» **Given instruction**: Please print exactly the lines below, from the start of the material up to and including the line with "(comtext) at (569,128.5)", but none of the pictures.

» **Given information**:
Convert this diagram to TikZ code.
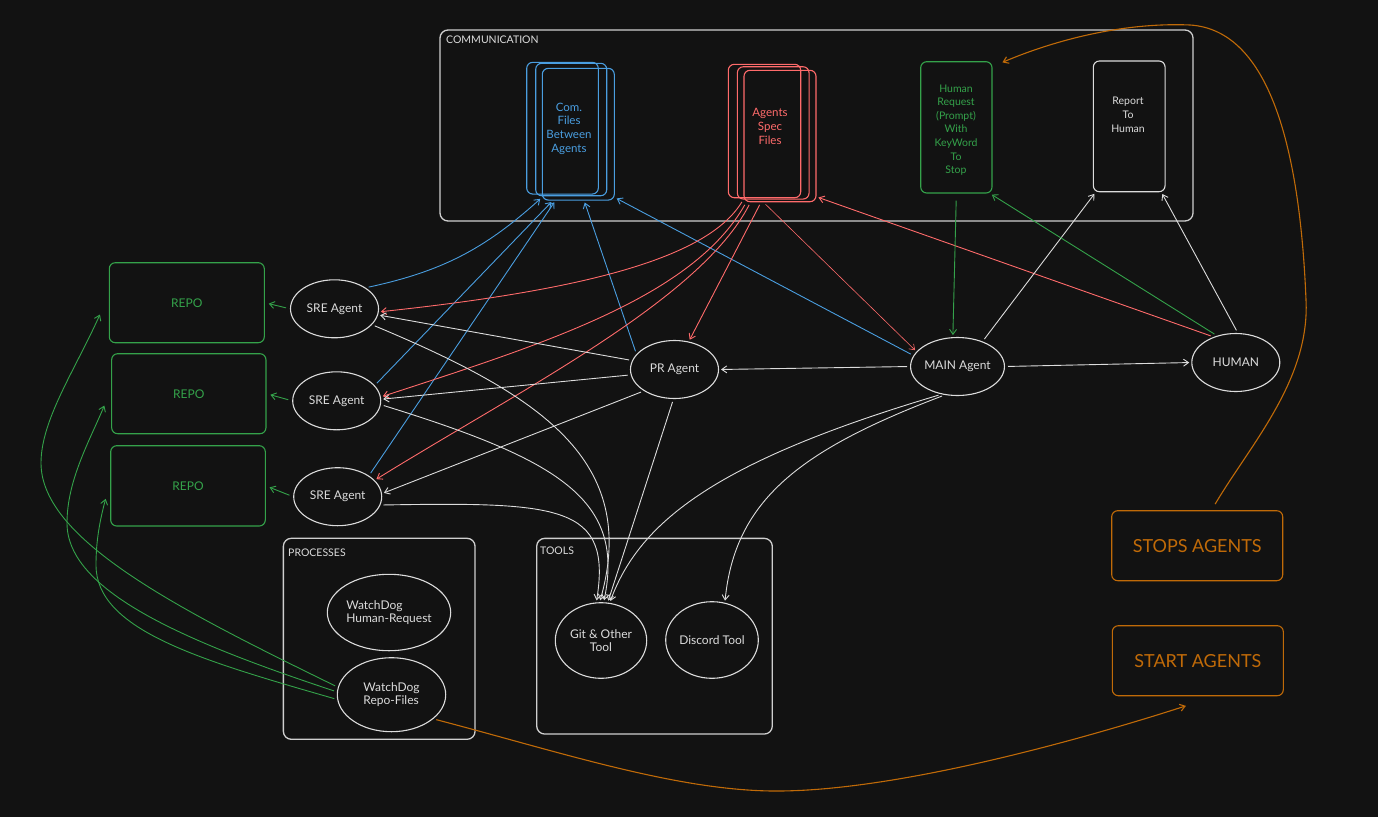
\documentclass[tikz,border=0pt]{standalone}
\usepackage{fontspec}
\setmainfont{Lato}
\usetikzlibrary{arrows.meta,shapes.geometric}
\definecolor{bg}{HTML}{121212}
\definecolor{ink}{HTML}{DCDCDC}
\definecolor{frame}{HTML}{CFCFCF}
\definecolor{cblue}{HTML}{4A9EE0}
\definecolor{cred}{HTML}{FF6B6B}
\definecolor{cgreen}{HTML}{34A24A}
\definecolor{corange}{HTML}{C06A08}
\begin{document}
\begin{tikzpicture}[x=1pt,y=-1pt,
  container/.style={draw=frame,line width=1.3pt,rounded corners=8pt,inner sep=0pt},
  card/.style={draw,line width=1.1pt,rounded corners=6pt,inner sep=0pt},
  agent/.style={ellipse,draw=ink,line width=1.1pt,inner sep=0pt,text=ink,
    minimum width=88pt,minimum height=58pt,font=\fontsize{12}{13.5}\selectfont,align=center},
  caption/.style={anchor=north west,inner sep=0pt,text=ink,font=\fontsize{10.5}{12}\selectfont},
  cardtext/.style={inner sep=0pt,align=center,font=\fontsize{11.5}{13.7}\selectfont},
  link/.style={line width=0.9pt,-{Straight Barb[length=5pt,width=7pt]},shorten >=2pt,shorten <=3pt},
  wlink/.style={link,draw=ink},
  blink/.style={link,draw=cblue},
  rlink/.style={link,draw=cred},
  glink/.style={link,draw=cgreen},
  olink/.style={link,draw=corange,line width=1.1pt}]

\fill[bg] (0,0) rectangle (1378,817);
\useasboundingbox (0,0) rectangle (1378,817);

% ---------- groups ----------
\node[container,minimum width=753pt,minimum height=191pt] (comm) at (816.5,125.5) {};
\node[caption] (commlabel) at (446,36) {COMMUNICATION};
\node[container,minimum width=191.7pt,minimum height=201pt] (procs) at (379.2,638.8) {};
\node[caption] (procslabel) at (288,548.5) {PROCESSES};
\node[container,minimum width=235.6pt,minimum height=195.7pt] (tools) at (654.5,636.2) {};
\node[caption] (toolslabel) at (540,546.5) {TOOLS};

% ---------- communication files ----------
\node[card,draw=cblue,minimum width=71.6pt,minimum height=131.7pt] (com1) at (562.5,128.2) {};
\node[card,draw=cblue,minimum width=71pt,minimum height=132.4pt] (com2) at (571.2,129.5) {};
\node[card,draw=cblue,minimum width=72pt,minimum height=131.7pt] (com3) at (578.3,134.2) {};
\node[cardtext,text=cblue] (comtext) at (569,128.5) {Com.\\Files\\Between\\Agents};

\node[card,draw=cred,minimum width=72.4pt,minimum height=133.4pt] (spec1) at (764.5,131) {};
\node[card,draw=cred,minimum width=71.7pt,minimum height=132.3pt] (spec2) at (773.2,132.9) {};
\node[card,draw=cred,minimum width=72pt,minimum height=131.4pt] (spec3) at (780,136) {};
\node[cardtext,text=cred] (spectext) at (770,126.5) {Agents\\Spec\\Files};

\node[card,draw=cgreen,minimum width=71.3pt,minimum height=131.3pt] (req) at (956.35,127.35) {};
\node[cardtext,text=cgreen,font=\fontsize{10.5}{13.6}\selectfont] (reqtext) at (956,130) {Human\\Request\\(Prompt)\\With\\KeyWord\\To\\Stop};

\node[card,draw=ink,minimum width=71.7pt,minimum height=130.7pt] (report) at (1129.2,126.35) {};
\node[cardtext,text=ink,font=\fontsize{10.5}{13.7}\selectfont] (reporttext) at (1128,114.7) {Report\\To\\Human};

% ---------- repositories ----------
\tikzset{repobox/.style={card,draw=cgreen,text=cgreen,font=\fontsize{12}{13}\selectfont}}
\node[repobox,minimum width=155pt,minimum height=80pt] (repo1) at (186.8,302.7) {REPO};
\node[repobox,minimum width=154.3pt,minimum height=80pt] (repo2) at (188.8,393.7) {REPO};
\node[repobox,minimum width=154.6pt,minimum height=80.3pt] (repo3) at (188,485.85) {REPO};

% ---------- agents ----------
\node[agent] (sre1) at (334.5,308.8) {SRE Agent};
\node[agent] (sre2) at (336.7,400.8) {SRE Agent};
\node[agent] (sre3) at (337.7,496.7) {SRE Agent};
\node[agent] (pr) at (674.5,369.5) {PR Agent};
\node[agent] (main) at (957.5,366.5) {MAIN Agent};
\node[agent] (human) at (1235.8,362.5) {HUMAN};

% ---------- processes and tools ----------
\node[agent,minimum width=123.4pt,minimum height=76.4pt,align=left] (wdhuman) at (389,612.5) {WatchDog\\Human-Request};
\node[agent,minimum width=108.4pt,minimum height=74pt,align=left] (wdrepo) at (391.5,694.7) {WatchDog\\Repo-Files};
\node[agent,minimum width=91.4pt,minimum height=75.6pt] (git) at (601,640.5) {Git \& Other\\Tool};
\node[agent,minimum width=90.6pt,minimum height=76.6pt] (discord) at (712,640) {Discord Tool};

% ---------- switches ----------
\tikzset{switchbox/.style={card,draw=corange,text=corange,minimum width=171pt,minimum height=70pt,font=\fontsize{18}{20}\selectfont}}
\node[switchbox] (stops) at (1197.2,545.7) {STOPS AGENTS};
\node[switchbox] (start) at (1197.8,660.7) {START AGENTS};

% ---------- agents write to the shared files ----------
\draw[blink] (sre1.34) to[bend right=15] (com3.240);
\draw[blink] (sre2.22) -- (com3.249);
\draw[blink] (sre3.34) -- (com3.251);
\draw[blink] (pr.158) -- (com3.275);
\draw[blink] (main.166) -- (com3.300);

% ---------- specs read by the agents ----------
\draw[rlink] (spec3.240) .. controls (708,258) and (585,290) .. (sre1.-4);
\draw[rlink] (spec3.243) .. controls (692,298) and (540,345) .. (sre2.5);
\draw[rlink] (spec3.246) .. controls (700,300) and (520,390) .. (sre3.24);
\draw[rlink] (spec3.254) -- (pr.63);
\draw[rlink,line width=0.6pt] (spec3.256) -- (main.160);
\draw[rlink] (human.131) -- (spec3.301);

% ---------- control flow ----------
\draw[wlink] (main.west) -- (pr.east);
\draw[wlink] (main.east) -- (human.west);
\draw[wlink] (main.45) -- (report.243);
\draw[wlink] (human.86) -- (report.296);
\draw[wlink] (pr.168) -- (sre1.-8);
\draw[wlink] (pr.187) -- (sre2.2);
\draw[wlink] (pr.215) -- (sre3.4);

\draw[glink,shorten <=7pt] (req.south) -- (main.99);
\draw[glink] (human.125) -- (req.-63);

% ---------- tool usage ----------
\draw[wlink] (sre1.-23) .. controls (540,395) and (640,460) .. (git.92);
\draw[wlink] (sre2.-5) .. controls (560,460) and (625,500) .. (git.86);
\draw[wlink] (sre3.-11) .. controls (560,502) and (612,505) .. (git.97);
\draw[wlink] (pr.268) -- (git.80);
\draw[wlink] (main.240) .. controls (720,460) and (640,520) .. (git.77);
\draw[wlink] (main.246) .. controls (800,450) and (735,500) .. (discord.71);

% ---------- agents push to repos ----------
\draw[glink,shorten <=4pt,shorten >=4pt] (sre1.west) -- (repo1.east);
\draw[glink,shorten <=4pt,shorten >=4pt] (sre2.west) -- (repo2.east);
\draw[glink,shorten <=4pt,shorten >=4pt] (sre3.west) -- (repo3.east);

% ---------- watchdog on repo files ----------
\draw[glink] (wdrepo.172) .. controls (180,610) and (41,540) .. (41,463)
  .. controls (41,420) and (75,370) .. ([xshift=-8pt,yshift=-10pt]repo1.west);
\draw[glink] (wdrepo.177) .. controls (180,640) and (67,590) .. (67,523)
  .. controls (67,480) and (90,440) .. ([xshift=-6pt,yshift=-10pt]repo2.west);
\draw[glink] (wdrepo.185) .. controls (200,660) and (96,630) .. (96,565)
  .. controls (96,540) and (100,520) .. ([xshift=-4pt,yshift=-11pt]repo3.west);

% ---------- start / stop ----------
\draw[olink] (wdrepo.-30) .. controls (560,752) and (680,792) .. (780,791)
  .. controls (900,790) and (1080,740) .. ([xshift=-10pt,yshift=-9pt]start.south);
\draw[olink,shorten <=7pt] (stops.68) .. controls (1250,445) and (1310,380) .. (1306,300)
  .. controls (1300,150) and (1270,30) .. (1190,25)
  .. controls (1120,22) and (1050,42) .. ([xshift=8pt,yshift=-2pt]req.north east);
\end{tikzpicture}
\end{document}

» **Written solution**:
Convert this diagram to TikZ code.
\documentclass[tikz,border=0pt]{standalone}
\usepackage{fontspec}
\setmainfont{Lato}
\usetikzlibrary{arrows.meta,shapes.geometric}
\definecolor{bg}{HTML}{121212}
\definecolor{ink}{HTML}{DCDCDC}
\definecolor{frame}{HTML}{CFCFCF}
\definecolor{cblue}{HTML}{4A9EE0}
\definecolor{cred}{HTML}{FF6B6B}
\definecolor{cgreen}{HTML}{34A24A}
\definecolor{corange}{HTML}{C06A08}
\begin{document}
\begin{tikzpicture}[x=1pt,y=-1pt,
  container/.style={draw=frame,line width=1.3pt,rounded corners=8pt,inner sep=0pt},
  card/.style={draw,line width=1.1pt,rounded corners=6pt,inner sep=0pt},
  agent/.style={ellipse,draw=ink,line width=1.1pt,inner sep=0pt,text=ink,
    minimum width=88pt,minimum height=58pt,font=\fontsize{12}{13.5}\selectfont,align=center},
  caption/.style={anchor=north west,inner sep=0pt,text=ink,font=\fontsize{10.5}{12}\selectfont},
  cardtext/.style={inner sep=0pt,align=center,font=\fontsize{11.5}{13.7}\selectfont},
  link/.style={line width=0.9pt,-{Straight Barb[length=5pt,width=7pt]},shorten >=2pt,shorten <=3pt},
  wlink/.style={link,draw=ink},
  blink/.style={link,draw=cblue},
  rlink/.style={link,draw=cred},
  glink/.style={link,draw=cgreen},
  olink/.style={link,draw=corange,line width=1.1pt}]

\fill[bg] (0,0) rectangle (1378,817);
\useasboundingbox (0,0) rectangle (1378,817);

% ---------- groups ----------
\node[container,minimum width=753pt,minimum height=191pt] (comm) at (816.5,125.5) {};
\node[caption] (commlabel) at (446,36) {COMMUNICATION};
\node[container,minimum width=191.7pt,minimum height=201pt] (procs) at (379.2,638.8) {};
\node[caption] (procslabel) at (288,548.5) {PROCESSES};
\node[container,minimum width=235.6pt,minimum height=195.7pt] (tools) at (654.5,636.2) {};
\node[caption] (toolslabel) at (540,546.5) {TOOLS};

% ---------- communication files ----------
\node[card,draw=cblue,minimum width=71.6pt,minimum height=131.7pt] (com1) at (562.5,128.2) {};
\node[card,draw=cblue,minimum width=71pt,minimum height=132.4pt] (com2) at (571.2,129.5) {};
\node[card,draw=cblue,minimum width=72pt,minimum height=131.7pt] (com3) at (578.3,134.2) {};
\node[cardtext,text=cblue] (comtext) at (569,128.5) {Com.\\Files\\Between\\Agents};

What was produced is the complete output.